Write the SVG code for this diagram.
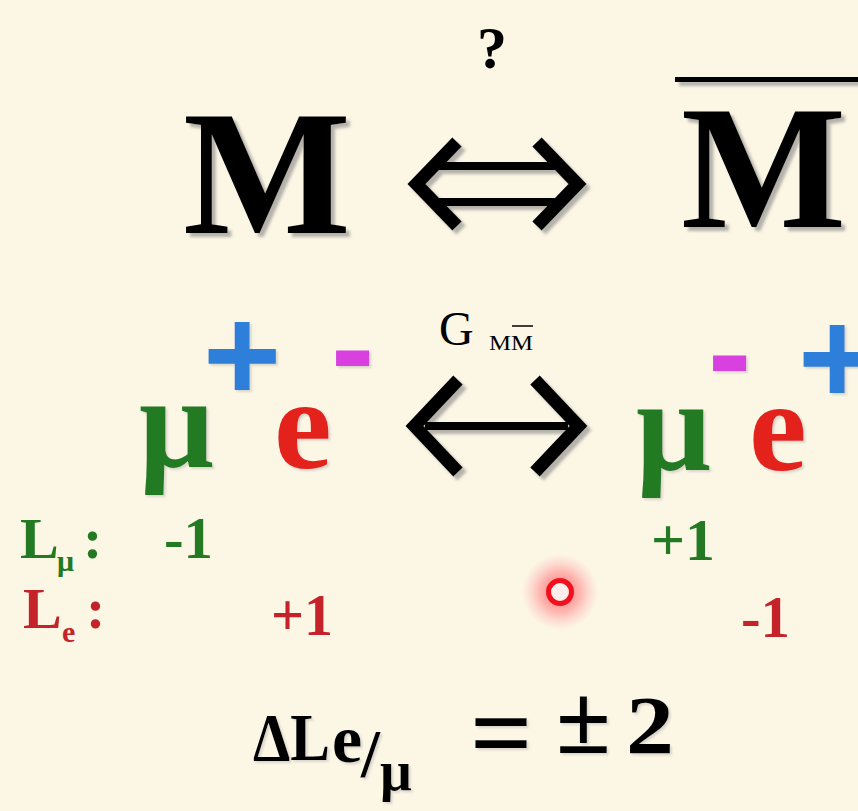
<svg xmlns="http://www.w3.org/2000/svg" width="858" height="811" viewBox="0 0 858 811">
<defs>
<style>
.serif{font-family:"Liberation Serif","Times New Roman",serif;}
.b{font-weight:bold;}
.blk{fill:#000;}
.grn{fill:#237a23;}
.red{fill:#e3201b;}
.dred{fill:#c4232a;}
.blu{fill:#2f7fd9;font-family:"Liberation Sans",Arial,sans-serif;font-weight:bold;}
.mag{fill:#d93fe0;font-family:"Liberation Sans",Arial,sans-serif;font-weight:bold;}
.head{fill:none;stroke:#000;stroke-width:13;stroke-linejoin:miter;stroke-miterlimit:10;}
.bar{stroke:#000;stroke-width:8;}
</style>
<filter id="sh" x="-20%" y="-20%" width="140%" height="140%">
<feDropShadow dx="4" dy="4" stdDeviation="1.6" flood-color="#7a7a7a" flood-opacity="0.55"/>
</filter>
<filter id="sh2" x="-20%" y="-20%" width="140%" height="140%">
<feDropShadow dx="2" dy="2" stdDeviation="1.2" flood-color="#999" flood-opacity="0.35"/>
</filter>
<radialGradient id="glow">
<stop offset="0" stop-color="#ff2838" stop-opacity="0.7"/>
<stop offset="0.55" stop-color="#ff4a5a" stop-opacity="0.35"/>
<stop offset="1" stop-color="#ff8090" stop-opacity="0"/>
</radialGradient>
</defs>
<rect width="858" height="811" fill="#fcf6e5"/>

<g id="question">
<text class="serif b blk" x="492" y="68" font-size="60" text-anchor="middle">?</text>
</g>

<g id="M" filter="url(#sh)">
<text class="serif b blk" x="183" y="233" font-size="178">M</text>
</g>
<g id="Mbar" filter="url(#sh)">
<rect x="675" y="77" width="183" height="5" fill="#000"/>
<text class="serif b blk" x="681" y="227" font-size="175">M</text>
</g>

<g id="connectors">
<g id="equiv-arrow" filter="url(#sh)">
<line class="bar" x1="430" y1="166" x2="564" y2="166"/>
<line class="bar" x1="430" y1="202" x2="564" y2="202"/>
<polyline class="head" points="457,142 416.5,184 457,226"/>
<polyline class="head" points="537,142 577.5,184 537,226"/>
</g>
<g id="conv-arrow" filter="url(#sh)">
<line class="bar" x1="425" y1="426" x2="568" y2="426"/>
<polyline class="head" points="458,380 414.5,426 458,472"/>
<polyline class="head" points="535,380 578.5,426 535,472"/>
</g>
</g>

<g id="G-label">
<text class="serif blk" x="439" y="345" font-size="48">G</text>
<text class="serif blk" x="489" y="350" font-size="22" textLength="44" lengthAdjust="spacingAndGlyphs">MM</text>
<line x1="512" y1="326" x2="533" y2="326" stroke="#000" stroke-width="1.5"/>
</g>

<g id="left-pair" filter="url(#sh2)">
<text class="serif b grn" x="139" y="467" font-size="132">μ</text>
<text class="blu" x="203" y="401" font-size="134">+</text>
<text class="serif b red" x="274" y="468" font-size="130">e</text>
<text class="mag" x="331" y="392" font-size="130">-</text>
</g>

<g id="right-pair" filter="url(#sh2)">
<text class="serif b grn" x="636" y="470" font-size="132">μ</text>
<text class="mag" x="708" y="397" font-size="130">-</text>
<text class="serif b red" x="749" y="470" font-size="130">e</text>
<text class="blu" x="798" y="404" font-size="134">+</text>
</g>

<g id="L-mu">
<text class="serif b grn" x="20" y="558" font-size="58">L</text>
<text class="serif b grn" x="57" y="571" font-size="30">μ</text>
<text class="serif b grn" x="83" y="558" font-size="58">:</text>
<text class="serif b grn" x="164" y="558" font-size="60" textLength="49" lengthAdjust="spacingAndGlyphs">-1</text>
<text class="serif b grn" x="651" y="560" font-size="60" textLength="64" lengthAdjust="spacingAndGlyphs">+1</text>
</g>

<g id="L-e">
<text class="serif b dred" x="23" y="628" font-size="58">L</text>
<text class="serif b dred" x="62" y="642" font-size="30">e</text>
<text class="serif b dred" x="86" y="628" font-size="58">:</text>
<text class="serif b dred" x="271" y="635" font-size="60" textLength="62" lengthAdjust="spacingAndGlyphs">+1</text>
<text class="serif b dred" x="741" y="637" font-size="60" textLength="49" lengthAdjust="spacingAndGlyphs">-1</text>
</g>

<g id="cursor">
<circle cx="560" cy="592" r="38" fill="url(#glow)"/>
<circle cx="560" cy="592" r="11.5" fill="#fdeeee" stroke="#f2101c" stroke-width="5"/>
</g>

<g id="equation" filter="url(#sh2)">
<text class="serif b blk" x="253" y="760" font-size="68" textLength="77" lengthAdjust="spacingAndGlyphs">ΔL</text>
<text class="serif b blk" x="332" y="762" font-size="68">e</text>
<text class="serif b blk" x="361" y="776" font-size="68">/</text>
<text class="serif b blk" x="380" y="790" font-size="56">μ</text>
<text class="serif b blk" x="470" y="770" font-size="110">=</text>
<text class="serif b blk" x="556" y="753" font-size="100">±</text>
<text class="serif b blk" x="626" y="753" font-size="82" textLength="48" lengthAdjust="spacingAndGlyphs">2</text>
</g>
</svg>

_DESCRIPTION OF THE TASK:_ Take the listing and print it again exactly, but without any pictures.

_OUTPUT OF THE TASK:_
Write the SVG code for this diagram.
<svg xmlns="http://www.w3.org/2000/svg" width="858" height="811" viewBox="0 0 858 811">
<defs>
<style>
.serif{font-family:"Liberation Serif","Times New Roman",serif;}
.b{font-weight:bold;}
.blk{fill:#000;}
.grn{fill:#237a23;}
.red{fill:#e3201b;}
.dred{fill:#c4232a;}
.blu{fill:#2f7fd9;font-family:"Liberation Sans",Arial,sans-serif;font-weight:bold;}
.mag{fill:#d93fe0;font-family:"Liberation Sans",Arial,sans-serif;font-weight:bold;}
.head{fill:none;stroke:#000;stroke-width:13;stroke-linejoin:miter;stroke-miterlimit:10;}
.bar{stroke:#000;stroke-width:8;}
</style>
<filter id="sh" x="-20%" y="-20%" width="140%" height="140%">
<feDropShadow dx="4" dy="4" stdDeviation="1.6" flood-color="#7a7a7a" flood-opacity="0.55"/>
</filter>
<filter id="sh2" x="-20%" y="-20%" width="140%" height="140%">
<feDropShadow dx="2" dy="2" stdDeviation="1.2" flood-color="#999" flood-opacity="0.35"/>
</filter>
<radialGradient id="glow">
<stop offset="0" stop-color="#ff2838" stop-opacity="0.7"/>
<stop offset="0.55" stop-color="#ff4a5a" stop-opacity="0.35"/>
<stop offset="1" stop-color="#ff8090" stop-opacity="0"/>
</radialGradient>
</defs>
<rect width="858" height="811" fill="#fcf6e5"/>

<g id="question">
<text class="serif b blk" x="492" y="68" font-size="60" text-anchor="middle">?</text>
</g>

<g id="M" filter="url(#sh)">
<text class="serif b blk" x="183" y="233" font-size="178">M</text>
</g>
<g id="Mbar" filter="url(#sh)">
<rect x="675" y="77" width="183" height="5" fill="#000"/>
<text class="serif b blk" x="681" y="227" font-size="175">M</text>
</g>

<g id="connectors">
<g id="equiv-arrow" filter="url(#sh)">
<line class="bar" x1="430" y1="166" x2="564" y2="166"/>
<line class="bar" x1="430" y1="202" x2="564" y2="202"/>
<polyline class="head" points="457,142 416.5,184 457,226"/>
<polyline class="head" points="537,142 577.5,184 537,226"/>
</g>
<g id="conv-arrow" filter="url(#sh)">
<line class="bar" x1="425" y1="426" x2="568" y2="426"/>
<polyline class="head" points="458,380 414.5,426 458,472"/>
<polyline class="head" points="535,380 578.5,426 535,472"/>
</g>
</g>

<g id="G-label">
<text class="serif blk" x="439" y="345" font-size="48">G</text>
<text class="serif blk" x="489" y="350" font-size="22" textLength="44" lengthAdjust="spacingAndGlyphs">MM</text>
<line x1="512" y1="326" x2="533" y2="326" stroke="#000" stroke-width="1.5"/>
</g>

<g id="left-pair" filter="url(#sh2)">
<text class="serif b grn" x="139" y="467" font-size="132">μ</text>
<text class="blu" x="203" y="401" font-size="134">+</text>
<text class="serif b red" x="274" y="468" font-size="130">e</text>
<text class="mag" x="331" y="392" font-size="130">-</text>
</g>

<g id="right-pair" filter="url(#sh2)">
<text class="serif b grn" x="636" y="470" font-size="132">μ</text>
<text class="mag" x="708" y="397" font-size="130">-</text>
<text class="serif b red" x="749" y="470" font-size="130">e</text>
<text class="blu" x="798" y="404" font-size="134">+</text>
</g>

<g id="L-mu">
<text class="serif b grn" x="20" y="558" font-size="58">L</text>
<text class="serif b grn" x="57" y="571" font-size="30">μ</text>
<text class="serif b grn" x="83" y="558" font-size="58">:</text>
<text class="serif b grn" x="164" y="558" font-size="60" textLength="49" lengthAdjust="spacingAndGlyphs">-1</text>
<text class="serif b grn" x="651" y="560" font-size="60" textLength="64" lengthAdjust="spacingAndGlyphs">+1</text>
</g>

<g id="L-e">
<text class="serif b dred" x="23" y="628" font-size="58">L</text>
<text class="serif b dred" x="62" y="642" font-size="30">e</text>
<text class="serif b dred" x="86" y="628" font-size="58">:</text>
<text class="serif b dred" x="271" y="635" font-size="60" textLength="62" lengthAdjust="spacingAndGlyphs">+1</text>
<text class="serif b dred" x="741" y="637" font-size="60" textLength="49" lengthAdjust="spacingAndGlyphs">-1</text>
</g>

<g id="cursor">
<circle cx="560" cy="592" r="38" fill="url(#glow)"/>
<circle cx="560" cy="592" r="11.5" fill="#fdeeee" stroke="#f2101c" stroke-width="5"/>
</g>

<g id="equation" filter="url(#sh2)">
<text class="serif b blk" x="253" y="760" font-size="68" textLength="77" lengthAdjust="spacingAndGlyphs">ΔL</text>
<text class="serif b blk" x="332" y="762" font-size="68">e</text>
<text class="serif b blk" x="361" y="776" font-size="68">/</text>
<text class="serif b blk" x="380" y="790" font-size="56">μ</text>
<text class="serif b blk" x="470" y="770" font-size="110">=</text>
<text class="serif b blk" x="556" y="753" font-size="100">±</text>
<text class="serif b blk" x="626" y="753" font-size="82" textLength="48" lengthAdjust="spacingAndGlyphs">2</text>
</g>
</svg>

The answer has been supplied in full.